Piloting the Solution

A full-scale, irreversible rollout of an untested solution is a high-risk proposition. Therefore, the piloting of the selected solution is a non-negotiable step. A pilot is a small-scale, controlled test of the improvement under real-world conditions but within a limited scope—perhaps on a single production line, one shift, or with one client team. The objectives of a pilot are to: verify the predicted performance benefits in practice, identify unforeseen implementation challenges, assess training needs, and validate the updated process controls and measurements.

During the pilot, you collect the same key performance data (like process capability indices, defect rates, or cycle time) that you used in the Measure and Analyze phases. This creates an apples-to-apples comparison to the baseline. A successful pilot provides not only proof of concept but also a refined implementation plan, as you learn what works and what doesn't in a low-consequence environment. It is your final quality check before committing organizational resources to a full launch.

Planning and Executing Full Implementation

A successful pilot sets the stage for the final, full-scale implementation. This requires detailed implementation planning that mirrors strong project management principles. Your plan must address the who, what, when, where, and how of the rollout. Key elements include a communication strategy to secure buy-in from all stakeholders, a comprehensive training plan for those who will operate the new process, a timeline with clear milestones, and a definition of the new standard operating procedures (SOPs).

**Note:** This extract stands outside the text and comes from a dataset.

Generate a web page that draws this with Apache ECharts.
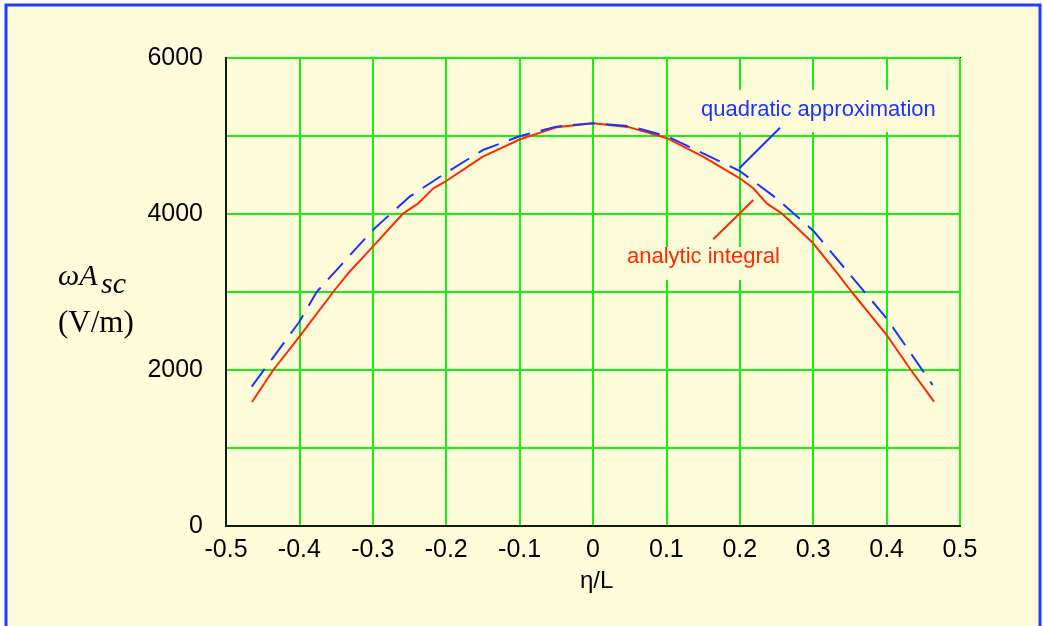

Crucially, the implementation plan must also detail the new control plan. This document specifies how the improved process will be monitored and maintained long-term. It answers questions like: What are the key metrics to track? How often will they be measured? Who is responsible for reviewing them? What are the response plans if metrics drift from their improved levels? Integrating the solution into the organization's formal management systems ensures the gains are locked in and sustained, creating the bridge from the Improve phase to the final Control phase of DMAIC.

Common Pitfalls

  1. Jumping to the First Solution: The most common mistake is bypassing structured ideation and evaluation. Selecting a familiar or seemingly obvious solution without using a selection matrix or FMEA often leads to suboptimal results or unintended consequences because interactions and risks were not fully considered.
  2. Skipping the Pilot: Teams under pressure may try to move directly from a paper solution to full implementation. This almost always leads to catastrophic rollout failures, employee resistance, and wasted resources. The pilot is your essential "dress rehearsal" that uncovers practical roadblocks.
  3. Neglecting the People Side: Focusing solely on the technical solution while ignoring change management is a critical error. Failure to communicate the why, provide adequate training, and address concerns will lead to poor adoption, even if the solution is technically perfect. People execute processes, and their buy-in is essential.
  4. Incomplete Implementation Planning: Launching a new process without a documented control plan, updated SOPs, and assigned accountability guarantees that the improvements will degrade over time. The work of the Improve phase is wasted if the new state is not systematically institutionalized.

Summary

  • The Improve phase is the action-oriented core of DMAIC, transforming root cause analysis into validated, implemented solutions that reduce variation and defects.
  • Design of Experiments (DOE) provides a statistical framework for efficiently generating and optimizing solutions by understanding how multiple input factors interact to affect the output.
  • Solutions must be rigorously evaluated using a solution selection matrix for balanced scoring and a Failure Mode and Effects Analysis (FMEA) for proactive risk assessment and mitigation.
  • Always pilot the chosen solution on a small scale to confirm benefits, refine the approach, and identify unforeseen issues before a full, resource-intensive rollout.
  • Successful, sustainable implementation requires a robust plan covering communication, training, updated procedures, and—most importantly—a detailed control plan to monitor and maintain the new process performance.